Caravan trade routes across deserts and mountain passes were central to premodern continental exchange, but they declined as oceanic shipping became dominant. Multiple, interacting forces explain why long-distance overland convoys lost comparative advantage: ships carried far larger volumes at lower cost per unit, maritime routes reduced time and risk for many commodities, and expanding naval empires redirected political and economic resources toward ports and sea lanes. The historian Fernand Braudel of École pratique des hautes études emphasized the structural economic weight of sea transport in reshaping regional systems, showing how maritime economies altered inland connections.
Technological and economic drivers
Advances in ship design, navigational instruments, and cartography multiplied the efficiency of sea transport. European voyages around Africa and across the Atlantic opened direct links to Asian and American goods, enabling bulk trade in items such as spices, textiles, and later coal and manufactured products with lower unit costs than camel caravans could deliver. Janet L. Abu-Lughod of City University of New York argued that large-scale maritime networks redistributed trade flows long before modern industrial transport, making many overland routes economically marginal. Where caravans had been indispensable for linking inland markets, ships shifted the center of gravity to coastal hubs.

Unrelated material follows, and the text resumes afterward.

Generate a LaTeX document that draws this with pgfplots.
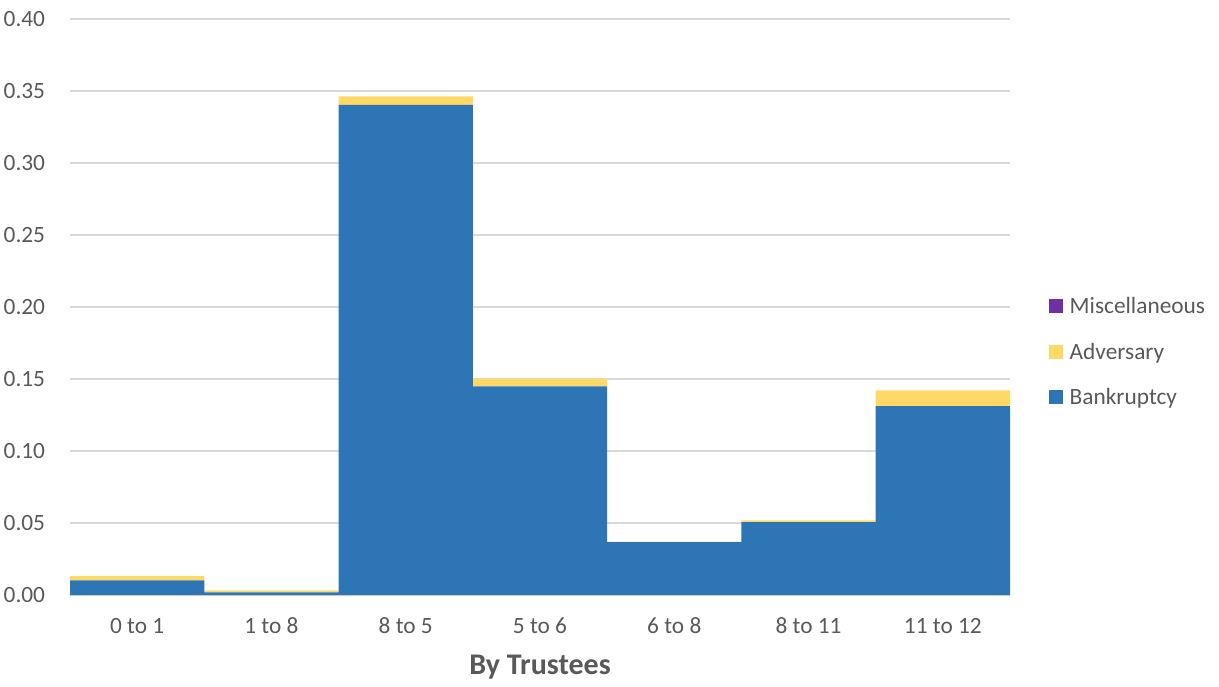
\documentclass[border=0pt]{standalone}
\usepackage{pgfplots}
\pgfplotsset{compat=1.18}
\usepackage{fontspec}
\setmainfont{Carlito}
\definecolor{cBlue}{HTML}{2E75B6}
\definecolor{cYel}{HTML}{FFD966}
\definecolor{cPur}{HTML}{7030A0}
\definecolor{cGrid}{HTML}{D9D9D9}
\definecolor{cText}{HTML}{595959}
\begin{document}
\begin{tikzpicture}
\path[use as bounding box] (-52.5pt,-68.25pt) rectangle (861.75pt,446.25pt);
\begin{axis}[
  at={(0,0)}, anchor=south west,
  scale only axis, width=705pt, height=432pt,
  ybar stacked, bar width=1,
  xmin=-0.5, xmax=6.5, ymin=0, ymax=0.40,
  ytick={0,0.05,...,0.40},
  xtick={0,...,6},
  xticklabels={0 to 1,1 to 8,8 to 5,5 to 6,6 to 8,8 to 11,11 to 12},
  yticklabel style={/pgf/number format/fixed,/pgf/number format/fixed zerofill,/pgf/number format/precision=2,/pgf/number format/assume math mode=true},
  ymajorgrids, grid style={cGrid, line width=1pt},
  axis line style={draw=none},
  major tick length=0pt,
  tick label style={font=\fontsize{17.5}{21}\selectfont, text=cText, inner sep=0pt},
  yticklabel style={anchor=east, xshift=-18.5pt},
  xticklabel style={anchor=north, yshift=-17pt},
  xlabel={By Trustees},
  xlabel style={font=\bfseries\fontsize{22.5}{27}\selectfont, text=cText, at={(axis description cs:0.5,0)}, anchor=center, yshift=-54pt},
  legend style={draw=none, fill=none, at={(rel axis cs:1.037,0.422)}, anchor=west,
    font=\fontsize{17.5}{21}\selectfont, text=cText, row sep=16.5pt,
    /tikz/every odd column/.append style={column sep=3pt},
    /tikz/every even column/.append style={column sep=0pt}},
  legend cell align=left,
  reverse legend,
  legend image code/.code={\fill[#1] (0pt,-5.25pt) rectangle (10.5pt,5.25pt);},
]
\addplot[fill=cBlue, draw=none] coordinates {(0,0.0101) (1,0.0018) (2,0.3404) (3,0.1448) (4,0.0367) (5,0.0506) (6,0.1311)};
\addplot[fill=cYel, draw=none] coordinates {(0,0.0030) (1,0.0014) (2,0.0058) (3,0.0055) (4,0.0003) (5,0.0012) (6,0.0110)};
\addplot[fill=cPur, draw=none] coordinates {(0,0) (1,0) (2,0) (3,0) (4,0) (5,0) (6,0)};
\legend{Bankruptcy,Adversary,Miscellaneous}
\end{axis}
\end{tikzpicture}
\end{document}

Political and territorial shifts
Maritime empires and chartered companies exercised political control over sea lanes and colonial ports, imposing tariffs, naval protection, and monopolies that favored shipborne trade. Philip D. Curtin of Johns Hopkins University documented how Atlantic expansion reoriented economic power and resource flows, with consequences for hinterlands that had relied on caravan traffic. As imperial authorities invested in port infrastructure and blockade capabilities, caravan routes faced not only market displacement but also occasional interdiction and loss of safe passage.

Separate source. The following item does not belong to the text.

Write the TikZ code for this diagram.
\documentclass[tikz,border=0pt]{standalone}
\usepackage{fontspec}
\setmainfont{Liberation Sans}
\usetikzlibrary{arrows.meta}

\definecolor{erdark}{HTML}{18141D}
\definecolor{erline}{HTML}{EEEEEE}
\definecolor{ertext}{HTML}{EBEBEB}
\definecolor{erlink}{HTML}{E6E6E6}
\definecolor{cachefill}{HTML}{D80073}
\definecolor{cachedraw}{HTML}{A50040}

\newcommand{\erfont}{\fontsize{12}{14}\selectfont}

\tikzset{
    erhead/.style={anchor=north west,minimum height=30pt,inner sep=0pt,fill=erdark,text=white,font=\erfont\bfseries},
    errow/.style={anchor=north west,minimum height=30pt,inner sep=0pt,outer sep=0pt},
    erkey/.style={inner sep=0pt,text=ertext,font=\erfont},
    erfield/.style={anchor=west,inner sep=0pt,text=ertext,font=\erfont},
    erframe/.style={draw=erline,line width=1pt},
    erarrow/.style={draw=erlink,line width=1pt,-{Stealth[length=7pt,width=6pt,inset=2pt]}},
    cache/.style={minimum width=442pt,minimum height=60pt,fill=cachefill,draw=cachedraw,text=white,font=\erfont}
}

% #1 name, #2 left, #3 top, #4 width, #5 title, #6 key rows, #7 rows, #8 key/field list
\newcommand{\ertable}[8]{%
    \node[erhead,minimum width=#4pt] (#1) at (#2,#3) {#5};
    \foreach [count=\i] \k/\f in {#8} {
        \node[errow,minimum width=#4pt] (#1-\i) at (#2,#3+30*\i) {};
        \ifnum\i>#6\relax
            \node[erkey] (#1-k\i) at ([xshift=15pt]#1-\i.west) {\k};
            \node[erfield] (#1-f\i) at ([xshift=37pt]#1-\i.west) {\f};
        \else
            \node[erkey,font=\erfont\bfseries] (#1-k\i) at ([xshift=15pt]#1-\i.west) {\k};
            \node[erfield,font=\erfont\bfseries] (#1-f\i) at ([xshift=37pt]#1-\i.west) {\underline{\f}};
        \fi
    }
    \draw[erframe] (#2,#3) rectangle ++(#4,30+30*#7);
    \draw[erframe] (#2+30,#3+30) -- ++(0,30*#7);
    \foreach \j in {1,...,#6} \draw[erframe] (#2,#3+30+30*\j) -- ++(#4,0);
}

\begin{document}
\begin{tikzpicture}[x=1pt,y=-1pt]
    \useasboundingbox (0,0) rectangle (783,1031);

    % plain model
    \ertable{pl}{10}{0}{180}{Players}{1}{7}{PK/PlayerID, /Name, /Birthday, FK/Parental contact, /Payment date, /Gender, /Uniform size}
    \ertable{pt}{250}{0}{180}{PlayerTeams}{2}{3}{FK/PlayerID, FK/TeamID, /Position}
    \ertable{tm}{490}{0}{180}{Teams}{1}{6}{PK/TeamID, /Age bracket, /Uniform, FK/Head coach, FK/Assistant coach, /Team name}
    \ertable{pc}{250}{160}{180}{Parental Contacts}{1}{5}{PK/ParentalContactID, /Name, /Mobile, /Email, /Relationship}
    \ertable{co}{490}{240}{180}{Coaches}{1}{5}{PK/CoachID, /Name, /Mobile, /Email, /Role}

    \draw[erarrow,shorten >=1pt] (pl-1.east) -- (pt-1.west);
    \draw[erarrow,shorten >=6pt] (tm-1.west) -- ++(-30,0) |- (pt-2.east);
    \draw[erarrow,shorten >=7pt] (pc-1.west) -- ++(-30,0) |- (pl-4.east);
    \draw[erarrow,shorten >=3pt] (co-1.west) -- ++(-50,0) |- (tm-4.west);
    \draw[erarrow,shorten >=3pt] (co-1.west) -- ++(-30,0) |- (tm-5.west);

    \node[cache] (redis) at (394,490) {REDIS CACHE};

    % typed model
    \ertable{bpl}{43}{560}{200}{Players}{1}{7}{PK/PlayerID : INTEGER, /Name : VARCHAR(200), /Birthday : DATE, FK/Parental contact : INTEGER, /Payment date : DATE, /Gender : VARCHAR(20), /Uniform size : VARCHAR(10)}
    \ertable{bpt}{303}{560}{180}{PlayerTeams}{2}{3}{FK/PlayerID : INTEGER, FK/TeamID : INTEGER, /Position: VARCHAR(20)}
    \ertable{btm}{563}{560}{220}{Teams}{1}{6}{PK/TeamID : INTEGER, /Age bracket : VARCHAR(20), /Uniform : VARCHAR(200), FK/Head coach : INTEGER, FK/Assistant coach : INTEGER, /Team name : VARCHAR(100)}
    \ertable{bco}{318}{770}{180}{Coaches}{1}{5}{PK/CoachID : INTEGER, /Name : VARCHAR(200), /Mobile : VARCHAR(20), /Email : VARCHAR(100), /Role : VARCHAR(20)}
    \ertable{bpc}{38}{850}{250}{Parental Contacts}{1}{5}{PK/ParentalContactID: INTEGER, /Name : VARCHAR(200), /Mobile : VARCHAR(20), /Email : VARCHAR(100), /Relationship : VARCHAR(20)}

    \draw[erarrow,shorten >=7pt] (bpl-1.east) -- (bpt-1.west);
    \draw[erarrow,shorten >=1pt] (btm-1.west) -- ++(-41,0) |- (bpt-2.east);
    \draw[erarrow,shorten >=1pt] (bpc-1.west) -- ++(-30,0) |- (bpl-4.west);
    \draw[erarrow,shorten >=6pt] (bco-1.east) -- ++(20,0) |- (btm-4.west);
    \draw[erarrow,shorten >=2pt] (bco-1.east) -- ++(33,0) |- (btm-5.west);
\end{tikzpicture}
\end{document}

Human, cultural, and environmental consequences
The decline of caravan trade changed urban hierarchies and livelihoods: oasis towns, caravanserais, and nomadic provisioning economies lost income and prestige, while port cities such as Lisbon, Amsterdam, and later Bombay expanded. Cultural exchange patterns also shifted; overland intermediaries like Sogdian and Turco-Mongol merchants saw diminished roles even as coastal diasporas grew. Environmentally, reduced transit along fragile desert corridors could relieve pressure on water points and grazing, but loss of trade-induced income often forced local populations into alternative, sometimes ecologically intensive, livelihoods. These layered causes and consequences explain why oceanic shipping did more than replace caravans: it remade economic geography, political authority, and social life across continents.